With the selection of John G. Roberts Jr. as the 17th chief justice of the United States and the nomination of Harriet E. Miers for associate justice, President Bush's presidency has the potential to be defined by a decades-lasting conservative shift in the Supreme Court.
And Bush may have the chance to name two more Supreme Court justices in the remaining three years of his second term.
In the long term, the type of justices Bush has selected and will continue to select if given the opportunity well-qualified, traditional conservatives who believe in judicial restraint rather than judicial policymaking may do more to change the course of our nation than the presidency and Congress combined.

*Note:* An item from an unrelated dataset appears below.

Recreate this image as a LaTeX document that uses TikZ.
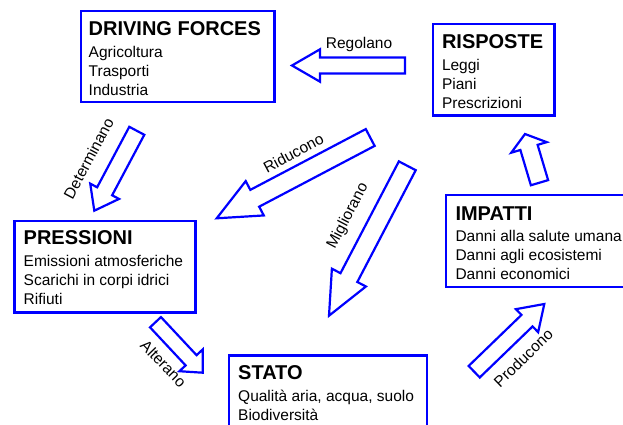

Shorter-term effects already are being felt. There are four political, cultural and legal issues upon which Bush's nominations have placed an indelible mark: Elections matter: Democrats groaning about Bush and the GOP Congress will not override the fact that Republicans have won the past two presidential elections and the past five congressional elections. But for the missteps of Al Gore and John Kerry, and the agenda-less campaigns run by congressional Democrats, Roberts would still be sitting on the U.S. Court of Appeals for the D.C. Circuit, and Miers would be an attorney in private practice.
Liberal branding (again): One of the main problems national Democrats have is that the activist wing of their party is wedded to the failed ideology of liberalism. Despite the best efforts of such centrist Democrats as Indiana's Sen. Evan Bayh, chairman of the Democratic Leadership Council, to lead the national party away from the tenets of loopy liberalism, the far left was at center stage throughout the Roberts hearings, and we can expect to see them again with Miers.
Sens. Edward Kennedy of Massachusetts, Charles Schumer of New York and Joseph Biden of Delaware alternately blustered and bullied their way through the Roberts hearings and painted their party squarely back in the left-of-center bull's-eye that has cost the Democrats the White House and control of Congress. Beyond their ideological missteps, these lefties also were, to put it plainly, jerks. Kennedy was rude, and Biden was visibly irritated when Roberts interrupted Biden's questions with answers.